Six Flags Fiesta Texas
- Location: Six Flags Fiesta Texas
- Park section: Crackaxle Canyon
- Coordinates: 29°35′57″N 98°36′47″W﻿ / ﻿29.599149°N 98.612984°W
- Status: Operating
- Opening date: May 22, 1997

General statistics
- Type: Steel – Mine Train
- Manufacturer: Arrow Dynamics
- Designer: Alan Schilke
- Model: Mine Train
- Height: 73 ft (22 m)
- Drop: 67 ft (20 m)
- Length: 2,400 ft (730 m)
- Speed: 35 mph (56 km/h)
- Inversions: 0
- Duration: 2:24
- Max vertical angle: 27°
- Capacity: 1800 riders per hour
- G-force: 3.0
- Height restriction: 48 in (122 cm)
- Trains: 2 trains with 6 cars; riders arranged 2 across in 3 rows for a total of 36 riders per train
- Fast Lane available
- Road Runner Express at RCDB

= Road Runner Express (Six Flags Fiesta Texas) =

Steel roller coaster

Road Runner Express is a steel roller coaster located at Six Flags Fiesta Texas in San Antonio, Texas. It was built for the park's 1997 season and is the last mine train roller coaster ever to be built by Arrow Dynamics in a Six Flags theme park.

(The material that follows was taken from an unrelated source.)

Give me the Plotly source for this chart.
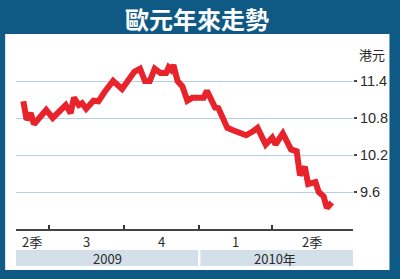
import datetime as dt
import plotly.graph_objects as go

# ---- data ----
dates = ["2009-05-31", "2009-06-04", "2009-06-09", "2009-06-13", "2009-06-28", "2009-07-06",
         "2009-07-22", "2009-07-28", "2009-08-01", "2009-08-07", "2009-08-11", "2009-08-16",
         "2009-08-25", "2009-08-31", "2009-09-08", "2009-09-18", "2009-09-29", "2009-10-08",
         "2009-10-14", "2009-10-21", "2009-10-27", "2009-11-02", "2009-11-08", "2009-11-15",
         "2009-11-22", "2009-11-25", "2009-11-28", "2009-12-01", "2009-12-06", "2009-12-12",
         "2009-12-18", "2009-12-24", "2009-12-30", "2010-01-07", "2010-01-11", "2010-01-21",
         "2010-01-25", "2010-01-31", "2010-02-05", "2010-02-12", "2010-02-20", "2010-02-28",
         "2010-03-08", "2010-03-14", "2010-03-24", "2010-04-01", "2010-04-05", "2010-04-14",
         "2010-04-24", "2010-05-01", "2010-05-05", "2010-05-11", "2010-05-15", "2010-05-24",
         "2010-05-28", "2010-06-03", "2010-06-07", "2010-06-13"]
eur_hkd = [11.07, 10.77, 10.88, 10.70, 10.93, 10.80,
           11.01, 10.88, 11.13, 11.01, 11.04, 10.95,
           11.08, 11.07, 11.23, 11.40, 11.27, 11.42,
           11.55, 11.60, 11.40, 11.40, 11.60, 11.53,
           11.53, 11.62, 11.58, 11.66, 11.40, 11.31,
           11.08, 11.13, 11.13, 11.13, 11.24, 10.97,
           10.96, 10.80, 10.64, 10.60, 10.55, 10.52,
           10.58, 10.64, 10.37, 10.48, 10.37, 10.55,
           10.29, 10.26, 9.87, 10.01, 9.73, 9.76,
           9.60, 9.53, 9.34, 9.43]

y_ticks = [9.6, 10.2, 10.8, 11.4]
y_tick_text = ["9.6", "10.2", "10.8", "11.4"]
quarter_bounds = ["2009-07-01", "2009-10-01", "2010-01-01", "2010-04-01"]
quarter_labels = ["2季", "3", "4", "1", "2季"]
year_labels = ["2009", "2010年"]
unit_label = "港元"
title_text = "歐元年來走勢"

# ---- layout geometry ----
W, H = 400, 279
L, R, T, B = 16, 42, 44, 50
x_range = ["2009-05-22", "2010-07-09"]
y_range = [9.0, 12.0]

pw, ph = W - L - R, H - T - B
def px2x(px):
    return (px - L) / pw
def px2y(py):
    return (H - B - py) / ph
d0 = dt.date.fromisoformat(x_range[0])
d1 = dt.date.fromisoformat(x_range[1])
def date2x(s):
    d = dt.date.fromisoformat(s)
    return (d - d0).days / (d1 - d0).days
def mid(a, b):
    da, db = dt.date.fromisoformat(a), dt.date.fromisoformat(b)
    return (da + (db - da) / 2).isoformat()

BLUE = "#0e5a84"
PANEL = "#d3dfe9"
TXT = "#2b2b2b"
CJK = "Noto Sans CJK TC, Liberation Sans, sans-serif"
LAT = "Liberation Sans, Arial, sans-serif"

fig = go.Figure()
fig.add_trace(go.Scatter(x=dates, y=eur_hkd, mode="lines",
                         line=dict(color="#e8232b", width=6),
                         hoverinfo="skip", showlegend=False))

shapes = []
# white panel
shapes.append(dict(type="rect", xref="paper", yref="paper",
                   x0=px2x(5), x1=px2x(395), y0=px2y(270), y1=px2y(34),
                   fillcolor="white", line=dict(width=0), layer="below"))
# year bands
bounds = [x_range[0]] + quarter_bounds + [x_range[1]]
year_edges = [(x_range[0], "2009-12-31"), ("2010-01-03", x_range[1])]
for (a, b) in year_edges:
    shapes.append(dict(type="rect", xref="paper", yref="paper",
                       x0=date2x(a), x1=date2x(b), y0=px2y(266), y1=px2y(250),
                       fillcolor=PANEL, line=dict(width=0), layer="below"))

annotations = [
    dict(text=f"<b>{title_text}</b>", xref="paper", yref="paper",
         x=px2x(200), y=px2y(18), showarrow=False,
         font=dict(family=CJK, size=24, color="white"), xanchor="center", yanchor="middle"),
    dict(text=unit_label, xref="paper", yref="paper", x=px2x(362), y=px2y(55),
         showarrow=False, font=dict(family=CJK, size=13, color=TXT),
         xanchor="left", yanchor="middle"),
]
for i, lab in enumerate(quarter_labels):
    annotations.append(dict(text=lab, xref="paper", yref="paper",
                            x=date2x(mid(bounds[i], bounds[i + 1])), y=px2y(241),
                            showarrow=False, font=dict(family=CJK, size=13, color=TXT),
                            xanchor="center", yanchor="middle"))
year_mids = [mid(x_range[0], "2010-01-01"), mid("2010-01-01", x_range[1])]
for lab, m in zip(year_labels, year_mids):
    annotations.append(dict(text=lab, xref="paper", yref="paper",
                            x=date2x(m), y=px2y(258), showarrow=False,
                            font=dict(family=CJK, size=13, color=TXT),
                            xanchor="center", yanchor="middle"))

fig.update_layout(
    width=W, height=H, margin=dict(l=L, r=R, t=T, b=B, pad=0),
    paper_bgcolor=BLUE, plot_bgcolor=PANEL,
    shapes=shapes, annotations=annotations,
    xaxis=dict(type="date", range=x_range, tickvals=quarter_bounds, showticklabels=False,
               ticks="inside", ticklen=4, tickwidth=2, tickcolor="#333",
               showgrid=False, zeroline=False, showline=True, linecolor="#444", linewidth=2,
               fixedrange=True),
    yaxis=dict(range=y_range, side="right", tickvals=y_ticks, ticktext=y_tick_text,
               ticks="outside", ticklen=3, tickwidth=1.5, tickcolor="#444",
               tickfont=dict(family=LAT, size=14.5, color=TXT),
               showgrid=True, gridcolor="#b4d0e8", gridwidth=1,
               zeroline=False, showline=False, fixedrange=True),
)

fig.write_html("out.html")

In contrast to most of the similarly named Road Runner Express coasters at Six Flags parks, Fiesta Texas' version is not a junior coaster, but a full-scale, though not extreme, family roller coaster. The target audience for the ride is families.

Some track portions of Road Runner Express pass under segments of the Iron Rattler roller coaster, as they sit next to each other in the park's Crackaxle Canyon.